- Matassa in front of J&M Studio building
- Born: Cosimo Vincent Matassa April 13, 1926 New Orleans, Louisiana, U.S.
- Died: September 11, 2014 (aged 88) New Orleans, Louisiana, U.S.
- Occupations: Recording engineer, music studio owner
- Known for: J&M Recording Studio
- Awards: Rock and Roll Hall of Fame, Blues Hall of Fame, Grammy Trustees Award

= Cosimo Matassa =

American recording engineer and studio owner (1926–2014)

Cosimo Vincent Matassa (April 13, 1926 – September 11, 2014) was an American recording engineer and studio owner, responsible for many R&B and early rock and roll recordings.

==Life and career==
Matassa was born in New Orleans in 1926. In 1944 he began studies as a chemistry major at Tulane University, which he abandoned after completing five semesters of course work. In 1945, at the age of 18, Matassa opened the J&M Recording Studio at the back of his family's shop on Rampart Street, on the border of the French Quarter in New Orleans. In 1955, he moved to the larger Cosimo Recording Studio on Gov. Nichols Street, nearby in the French Quarter.

Nola Records, New Orleans-based record label, was having constant distribution problems. In 1965, he founded his national distribution company, Dover Records. His goal was to act as the distributor of numerous local and regional record labels in order to provide a way for the music of New Orleans and the Gulf Coast to be heard by a wider audience. In an effort to create a "one-stop shop," by 1967, Matassa relocated Cosimo Recording Studios from Gov. Nichols Street to what is now known as Jazz City Studio on Camp Street, now occupied by the New Orleans Zen Temple. This building also served as the head office of Superior Plastics, Matassa's vinyl record-pressing plant. His production company became the home of producers like Wardell Quezergue and Eddie Bo. One label, Axe Records, founded by Al Reed, made record "99 44/100 Pure Love" with regional success. Per Reed, Dover distributed an upwards of 25 labels, including his own and Art, Debt, Eight Ball, White Cliffs, and others.

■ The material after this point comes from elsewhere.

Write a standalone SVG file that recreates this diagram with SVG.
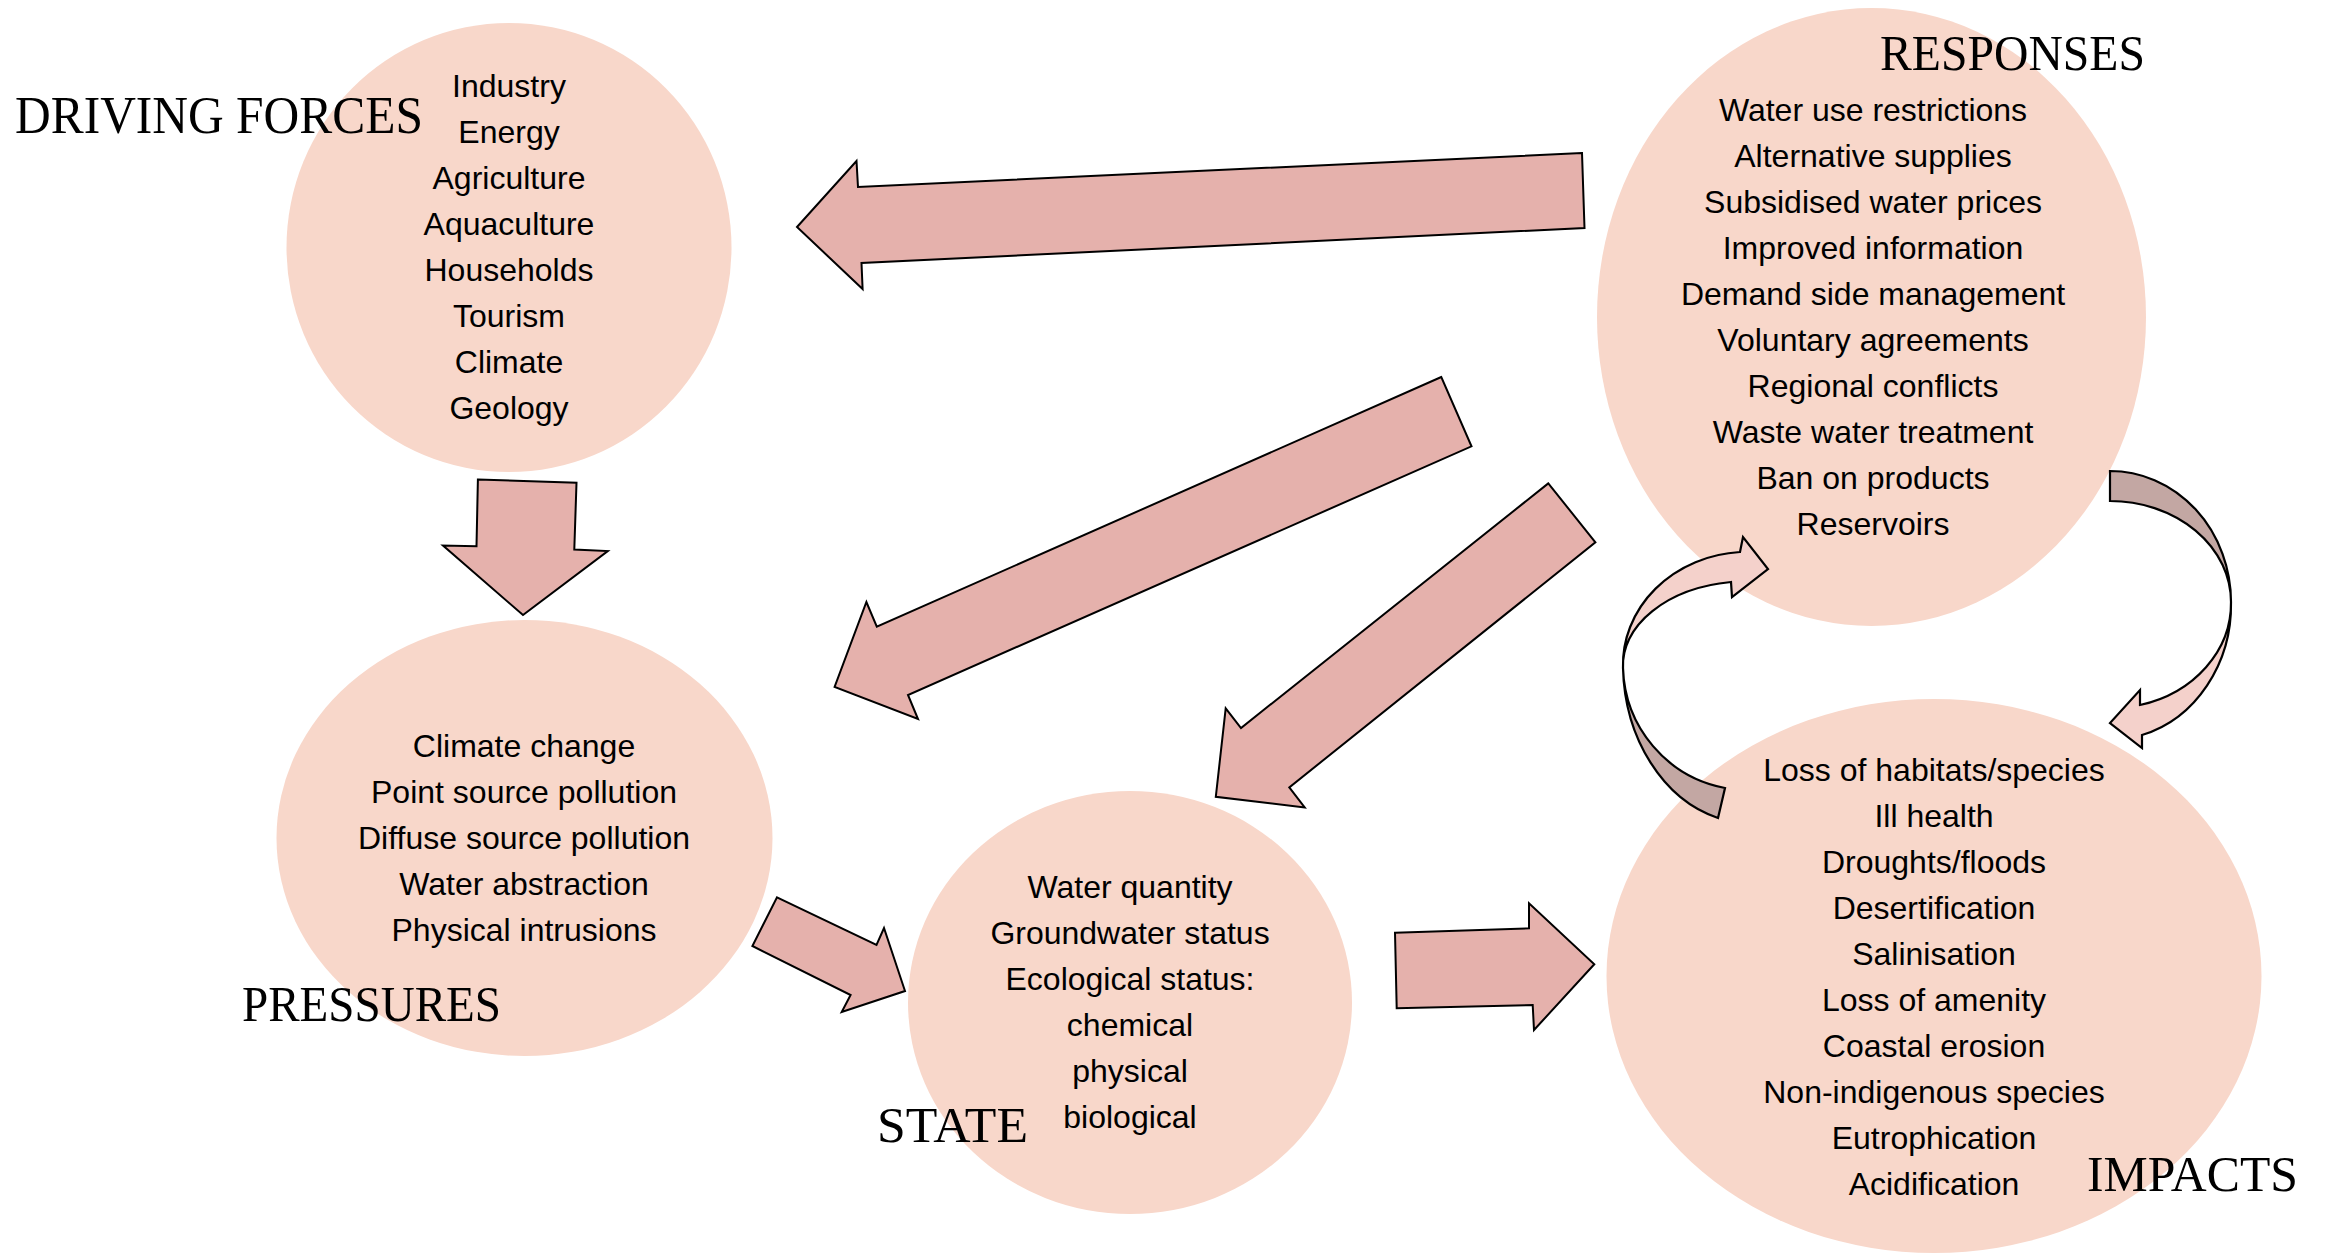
<svg xmlns="http://www.w3.org/2000/svg" width="2326" height="1255" viewBox="0 0 2326 1255">
  <style>
    .bubble { fill: #F8D7CA; stroke: none; }
    .item { font-family: "Liberation Sans", Arial, sans-serif; font-size: 32px; fill: #000; text-anchor: middle; }
    .title { font-family: "Liberation Serif", "Times New Roman", serif; fill: #000; }
    .block { fill: #E5B1AC; stroke: #000; stroke-width: 2; stroke-linejoin: miter; }
    .curve-back { fill: #C3A7A3; stroke: #000; stroke-width: 2.2; }
    .curve-front { fill: #F4D1CB; stroke: #000; stroke-width: 2.2; }
  </style>
  <rect width="2326" height="1255" fill="#FFFFFF"/>

  <!-- Driving forces -->
  <g id="node-driving-forces">
    <ellipse class="bubble" cx="509" cy="247.5" rx="222.5" ry="224.5"/>
    <text class="item" x="509" y="96.5">Industry</text>
    <text class="item" x="509" y="142.5">Energy</text>
    <text class="item" x="509" y="188.5">Agriculture</text>
    <text class="item" x="509" y="234.5">Aquaculture</text>
    <text class="item" x="509" y="280.5">Households</text>
    <text class="item" x="509" y="326.5">Tourism</text>
    <text class="item" x="509" y="372.5">Climate</text>
    <text class="item" x="509" y="418.5">Geology</text>
    <text class="title" x="15" y="133" font-size="53" textLength="408" lengthAdjust="spacingAndGlyphs">DRIVING FORCES</text>
  </g>

  <!-- Pressures -->
  <g id="node-pressures">
    <ellipse class="bubble" cx="524.5" cy="838" rx="248" ry="218"/>
    <text class="item" x="524" y="756.5">Climate change</text>
    <text class="item" x="524" y="802.5">Point source pollution</text>
    <text class="item" x="524" y="848.5">Diffuse source pollution</text>
    <text class="item" x="524" y="894.5">Water abstraction</text>
    <text class="item" x="524" y="940.5">Physical intrusions</text>
    <text class="title" x="242" y="1021" font-size="51" textLength="259" lengthAdjust="spacingAndGlyphs">PRESSURES</text>
  </g>

  <!-- State -->
  <g id="node-state">
    <ellipse class="bubble" cx="1130" cy="1002.5" rx="222" ry="211.5"/>
    <text class="item" x="1130" y="897.5">Water quantity</text>
    <text class="item" x="1130" y="943.5">Groundwater status</text>
    <text class="item" x="1130" y="989.5">Ecological status:</text>
    <text class="item" x="1130" y="1035.5">chemical</text>
    <text class="item" x="1130" y="1081.5">physical</text>
    <text class="item" x="1130" y="1127.5">biological</text>
    <text class="title" x="877" y="1142" font-size="51" textLength="151" lengthAdjust="spacingAndGlyphs">STATE</text>
  </g>

  <!-- Impacts -->
  <g id="node-impacts">
    <ellipse class="bubble" cx="1934" cy="976" rx="327.5" ry="277"/>
    <text class="item" x="1934" y="780.5">Loss of habitats/species</text>
    <text class="item" x="1934" y="826.5">Ill health</text>
    <text class="item" x="1934" y="872.5">Droughts/floods</text>
    <text class="item" x="1934" y="918.5">Desertification</text>
    <text class="item" x="1934" y="964.5">Salinisation</text>
    <text class="item" x="1934" y="1010.5">Loss of amenity</text>
    <text class="item" x="1934" y="1056.5">Coastal erosion</text>
    <text class="item" x="1934" y="1102.5">Non-indigenous species</text>
    <text class="item" x="1934" y="1148.5">Eutrophication</text>
    <text class="item" x="1934" y="1194.5">Acidification</text>
    <text class="title" x="2087" y="1191" font-size="51" textLength="211" lengthAdjust="spacingAndGlyphs">IMPACTS</text>
  </g>

  <!-- Responses -->
  <g id="node-responses">
    <ellipse class="bubble" cx="1871.5" cy="317" rx="274.5" ry="309"/>
    <text class="item" x="1873" y="121">Water use restrictions</text>
    <text class="item" x="1873" y="167">Alternative supplies</text>
    <text class="item" x="1873" y="213">Subsidised water prices</text>
    <text class="item" x="1873" y="259">Improved information</text>
    <text class="item" x="1873" y="305">Demand side management</text>
    <text class="item" x="1873" y="351">Voluntary agreements</text>
    <text class="item" x="1873" y="397">Regional conflicts</text>
    <text class="item" x="1873" y="443">Waste water treatment</text>
    <text class="item" x="1873" y="489">Ban on products</text>
    <text class="item" x="1873" y="535">Reservoirs</text>
    <text class="title" x="1880" y="70" font-size="50" textLength="265" lengthAdjust="spacingAndGlyphs">RESPONSES</text>
  </g>

  <!-- Connectors: block arrows and curved feedback arrows -->
  <g id="connectors">
    <!-- responses -> driving forces -->
    <polygon class="block" points="1582,153 858,187 856.5,161 797,227 862.6,289 861.5,263 1584.5,228"/>
    <!-- responses -> pressures -->
    <polygon class="block" points="1441.3,377 876.8,626.7 866.4,602 834.6,687 918,719 908,695 1471.5,446.3"/>
    <!-- responses -> state -->
    <polygon class="block" points="1548.3,483.4 1241,728 1225.7,708.4 1215.8,796.8 1304.7,807.5 1289.3,787.4 1595.4,542.3"/>
    <!-- driving forces -> pressures -->
    <polygon class="block" points="477.9,479.5 576.5,482.7 574.3,549.5 607.8,551 523,615 443,545.5 476.5,546.3"/>
    <!-- pressures -> state -->
    <polygon class="block" points="777,897.3 876.5,945 884,928 905,991 841.7,1012 850.6,995 752.4,946"/>
    <!-- state -> impacts -->
    <polygon class="block" points="1395,932.7 1529,928.3 1529,903.3 1594.3,964.3 1534,1030 1532.7,1005 1396.7,1008.3"/>

    <!-- responses -> impacts (curved) -->
    <g id="curve-responses-impacts">
      <path class="curve-back" d="M2110,471 A121,131 0 0 1 2231,602 A121,101 0 0 0 2110,501 Z"/>
      <path class="curve-front" d="M2231,602 A121,135 0 0 1 2142,735 L2142,748 L2110,723 L2140,690 L2140,705 A121,105 0 0 0 2231,602 Z"/>
    </g>
    <!-- impacts -> responses (curved) -->
    <g id="curve-impacts-responses">
      <path class="curve-back" d="M1718,818 A128,160 0 0 1 1623,668 A125,126 0 0 0 1725,788 Z"/>
      <path class="curve-front" d="M1623,668 A125,113 0 0 1 1740,552 L1743,537 L1768,569 L1732,597 L1731,582 A125,84 0 0 0 1623,668 Z"/>
    </g>
  </g>
</svg>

As an engineer and proprietor, Matassa was crucial to the development of the sound of R&B, rock and soul of the 1950s and 1960s, often working with the producers Dave Bartholomew and Allen Toussaint. He recorded many hits, including Fats Domino’s "The Fat Man" (a contender for the first rock and roll record), Little Richard's "Tutti Frutti", and records by Ray Charles, Lee Dorsey, Dr. John, Smiley Lewis, Bobby Mitchell, Tommy Ridgley, the Spiders and many others. He was responsible for developing what became known as the New Orleans sound, with strong drums, heavy guitar and bass, heavy piano, light horns and a strong vocal lead. In the late 1950s and early 1960s, Matassa also managed the successful white New Orleans rock-and-roll performer Jimmy Clanton.

Matassa is interviewed on screen in the 2005 documentary film Make It Funky!, which presents a history of New Orleans music and its influence on rhythm and blues, rock and roll, funk and jazz.

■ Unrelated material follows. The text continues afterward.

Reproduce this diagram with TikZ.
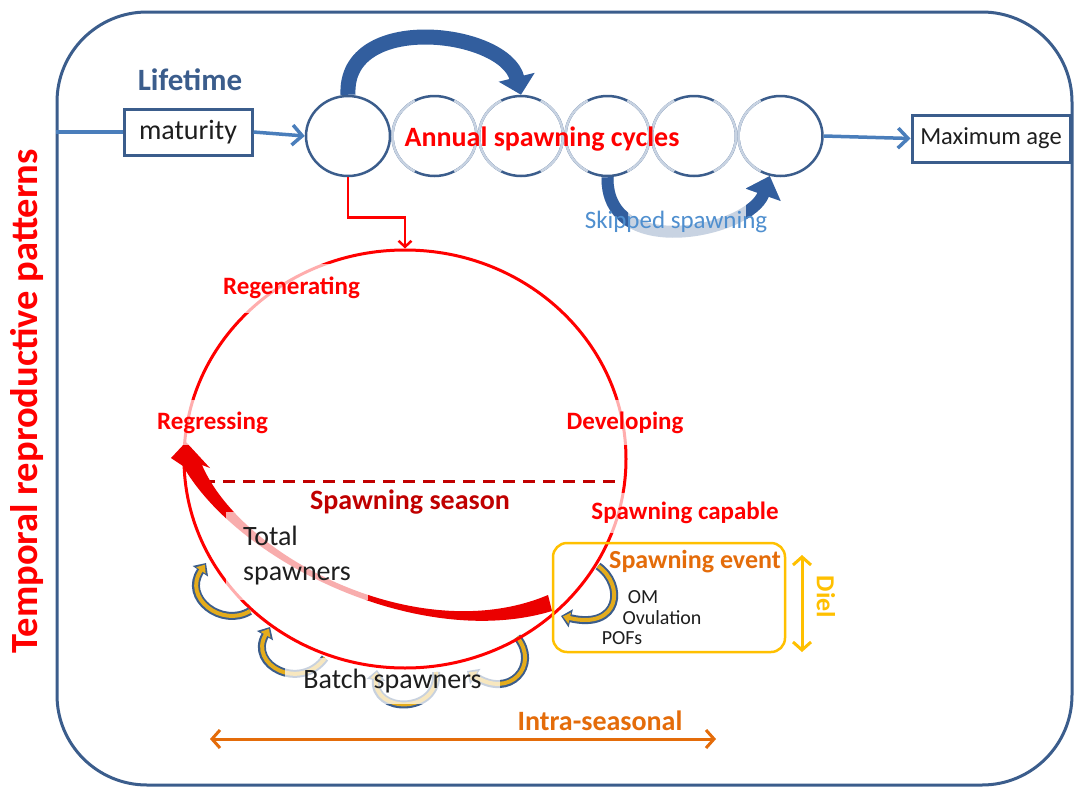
\documentclass[tikz,border=0pt]{standalone}
\usepackage{fontspec}
\setmainfont{Carlito}
\usetikzlibrary{shapes.geometric,arrows.meta,calc}
\definecolor{bord}{RGB}{59,93,140}
\definecolor{lineblue}{RGB}{74,126,187}
\definecolor{darkblue}{RGB}{50,94,158}
\definecolor{paleblue}{RGB}{200,211,226}
\definecolor{skipblue}{RGB}{79,143,207}
\definecolor{myred}{RGB}{255,0,0}
\definecolor{arrred}{RGB}{235,0,0}
\definecolor{darkred}{RGB}{192,0,0}
\definecolor{myorange}{RGB}{228,108,10}
\definecolor{mygold}{RGB}{255,192,0}
\definecolor{curlgold}{RGB}{228,172,28}
\definecolor{txt}{RGB}{30,30,30}
\newcommand\fs[1]{\fontsize{#1}{#1}\selectfont}
\newcommand\curlarr[1]{\draw[curlout] #1; \draw[curlin] #1;}
\begin{document}
\begin{tikzpicture}[x=1pt,y=-1pt,
  frame/.style={draw=bord, line width=3pt, rounded corners=90pt, minimum width=1015pt, minimum height=773pt, inner sep=0pt},
  box/.style={draw=bord, line width=3pt, inner sep=0pt},
  yr/.style={ellipse, draw=bord, line width=2.5pt, minimum width=84pt, minimum height=80pt, inner sep=0pt},
  bluearrow/.style={draw=lineblue, line width=3.5pt, -{Straight Barb[length=10pt,width=20pt]}},
  stage/.style={text=myred, font=\bfseries\fs{25}, fill=white, fill opacity=0.68, text opacity=1, inner sep=0pt},
  curlout/.style={draw=bord, line width=8pt, -{Triangle[length=10pt,width=18pt]}},
  curlin/.style={draw=curlgold, line width=4pt, shorten >=2pt, -{Triangle[length=7pt,width=11pt]}},
  skip/.style={line width=12pt, -{Triangle[length=20pt,width=36pt]}},
  orangearrow/.style={draw=myorange, line width=3pt, {Straight Barb[length=8pt,width=18pt]}-{Straight Barb[length=8pt,width=18pt]}},
  goldarrow/.style={draw=mygold, line width=3pt, {Straight Barb[length=8pt,width=18pt]}-{Straight Barb[length=8pt,width=18pt]}}
]
\useasboundingbox (0,0) rectangle (1074,790);
\fill[white] (0,0) rectangle (1074,790);

% frame and title
\node[frame] (frame) at (564.5,398.5) {};
\node[rotate=90, text=myred, font=\bfseries\fs{38.5}] (title) at (27,401) {Temporal reproductive patterns};

% lifetime row
\node[text=bord, font=\bfseries\fs{31}] (life) at (190,80) {Lifetime};
\node[box, minimum width=128pt, minimum height=46pt, font=\fs{28}, text=txt] (mat) at (188,132) {maturity};
\node[yr] (c1) at (348,136) {};
\node[yr] (c2) at (434.5,136) {};
\node[yr] (c3) at (521,136) {};
\node[yr] (c4) at (607.5,136) {};
\node[yr] (c5) at (694,136) {};
\node[yr] (c6) at (780.5,136) {};
\foreach \cx in {434.5,521,607.5,694} {
  \draw[paleblue, line width=2.5pt] (\cx,136) ++(118:42 and 40) arc[start angle=118, end angle=242, x radius=42, y radius=40];
  \draw[paleblue, line width=2.5pt] (\cx,136) ++(-62:42 and 40) arc[start angle=-62, end angle=62, x radius=42, y radius=40];
}
\draw[paleblue, line width=2.5pt] (780.5,136) ++(118:42 and 40) arc[start angle=118, end angle=242, x radius=42, y radius=40];
\node[box, minimum width=158pt, minimum height=47pt, font=\fs{24.5}, text=txt] (maxage) at (991,138.5) {Maximum age};

\draw[draw=lineblue, line width=3.5pt] (frame.west |- mat.west) -- (mat.west);
\draw[bluearrow] (mat.east) -- (c1.west);
\draw[bluearrow] (c6.east) -- (maxage.west);

% annual skip arrows
\draw[darkblue, line width=15pt, -{Triangle[length=18pt,width=36pt]}] (c1.north) .. controls (344,11) and (505,30) .. (c3.north);
\draw[paleblue, skip] (c4.south) .. controls (606,262) and (750,232) .. (c6.255);
\begin{scope}
  \clip (560,150) rectangle (628,270);
  \draw[darkblue, skip] (c4.south) .. controls (606,262) and (750,232) .. (c6.255);
\end{scope}
\begin{scope}
  \clip (746,150) rectangle (810,270);
  \draw[darkblue, skip] (c4.south) .. controls (606,262) and (750,232) .. (c6.255);
\end{scope}
\node[text=myred, font=\bfseries\fs{28}] (annual) at (542,139) {Annual spawning cycles};
\node[text=skipblue, font=\fs{25}] (skipt) at (676,222) {Skipped spawning};

% curls under batch label
\curlarr{(325,658) .. controls (300,692) and (248,665) .. (270,627)}
\curlarr{(436,672) .. controls (440,714) and (372,714) .. (377,670)}
\curlarr{(517,637) .. controls (540,665) and (510,700) .. (467,671)}
\node[fill=white, fill opacity=0.72, text opacity=1, text=txt, font=\fs{28}, minimum width=215pt, minimum height=46pt, inner sep=0pt] (batch) at (392.5,681) {Batch spawners};

% seasonal cycle
\node[ellipse, draw=myred, line width=3pt, minimum width=442pt, minimum height=418pt, inner sep=0pt] (cyc) at (405,459) {};
\draw[draw=myred, line width=2.5pt, -{Straight Barb[length=6pt,width=13pt]}] (c1.south) -- ++(0,40) -| (cyc.north);
\coordinate (dl) at (203,481);
\coordinate (dr) at (620,481);
\draw[darkred, line width=3pt, dash pattern=on 12pt off 8pt] (dl) -- (dr);

% spawning event box
\node[draw=mygold, line width=2.5pt, rounded corners=14pt, minimum width=232pt, minimum height=109pt, inner sep=0pt] (sev) at (669,597.5) {};
\curlarr{(250,611) .. controls (222,628) and (182,598) .. (206,563)}
\curlarr{(598,566) .. controls (625,585) and (620,630) .. (561,616)}

% total spawners arrow
\fill[arrred] (552,611) .. controls (420,651) and (238,562) .. (183,466) -- (171,458) -- (186,442) -- (210,468) -- (202,465) .. controls (242,558) and (420,649) .. (548,595) -- cycle;

% stage labels
\node[stage, minimum width=153pt, minimum height=49pt] (regen) at (291.5,288) {Regenerating};
\node[stage, minimum width=125pt, minimum height=45pt] (regress) at (212.5,422.5) {Regressing};
\node[stage, minimum width=130pt, minimum height=45pt] (devel) at (625,422.5) {Developing};
\node[stage, minimum width=200pt, minimum height=40pt] (capable) at (685,513) {Spawning capable};
\node[fill=white, fill opacity=0.68, text opacity=1, text=txt, font=\fontsize{28}{35}\selectfont, align=left, minimum width=142pt, minimum height=88pt, inner sep=0pt] (total) at (297,556) {Total\\spawners};
\node[text=darkred, font=\bfseries\fs{28}] (season) at (410,502) {Spawning season};

\node[text=myorange, font=\bfseries\fs{26}] (sevt) at (695,562) {Spawning event};
\node[text=txt, font=\fs{20}] (om) at (643,597) {OM};
\node[text=txt, font=\fs{20}] (ovu) at (662,618) {Ovulation};
\node[text=txt, font=\fs{20}] (pof) at (622,638) {POFs};

\coordinate (dt) at (802,555);
\coordinate (db) at (802,652);
\draw[goldarrow] (dt) -- (db);
\node[rotate=-90, text=mygold, font=\bfseries\fs{26}] (diel) at (826,597) {Diel};

\coordinate (il) at (210,739);
\coordinate (ir) at (716,739);
\draw[orangearrow] (il) -- (ir);
\node[text=myorange, font=\bfseries\fs{28}] (intra) at (600,721) {Intra-seasonal};
\end{tikzpicture}
\end{document}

Matassa retired from the music business in the 1980s to manage the family's food store, Matassa's Market, in the French Quarter. He died on September 11, 2014, aged 88, in New Orleans.

==Awards and honors==
In December 1999, J&M Recording Studio was designated as a historic landmark.

In October 2007, Matassa was honored for his contributions to Louisiana music with induction into the Louisiana Music Hall of Fame. In the same year he was also given a Grammy Trustees Award.

On September 24, 2010, the Rock and Roll Hall of Fame and Museum designated J&M Recording Studio a historic Rock and Roll Landmark, one of 11 nationwide.

In 2012, he was inducted into the Rock and Roll Hall of Fame in Cleveland as a nonperformer. He was inducted to the Blues Hall of Fame in 2013.